Ah, right - I missed the implicit inline in class members.

It also errors if you add inline:

template <typename T> inline void f1() { typename T::u v; }
extern template void f1<int>();
int main() { f1<int>(); }

I think this proves the theory about available_externally definitions. In other words, extern template isn't as useful as we think it is.

Except it can only do this if they're 'inline' (implicitly or explicitly), and with optimizations enabled. But if there's no particular benefit to inlining these, I can see the desire to disable that even in optimized builds by having the explicit instantiation.

With that in mind, I believe you could get the same functionality with your patch without splitting into a separate file that would need to be #included in certain places, by putting those definitions outside the class definition (as they are in the separate file) after the class definition in the same file.
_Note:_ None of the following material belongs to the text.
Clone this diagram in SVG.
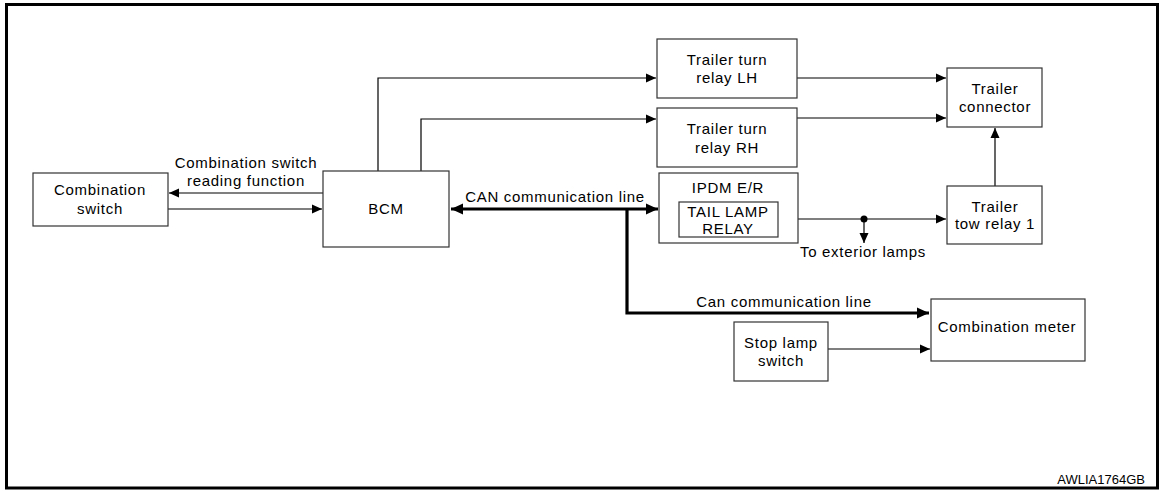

This would make it harder to break the build (I believe this change broke some polly compilation - at least I couldn't figure out how to fix it & eventually removed polly from my LLVM_ENABLE_PROJECTS build) by keeping the header standalone/implicitly instantiable, but still getting the compile time benefits of the explicit instantiations

rnk added a comment.Feb 10 2020, 2:48 PM

Looks like polly was fixed here: rGd4c8230a0fdbcaf65

I guess I like the current code structure, but I don't feel that strongly about it. Even if moving the code back into the header but moving it out of the class body gets the same compile time benefits, it puts tokens into a widely included header that we don't need. The current structure raises the cost of instantiating new Pass & Analysis managers. You have to try to link, spot the link error, find the symbol, add the include as appropriate. Given how few instantiations (IR units) we expect there to be, it seems like a reasonable tradeoff.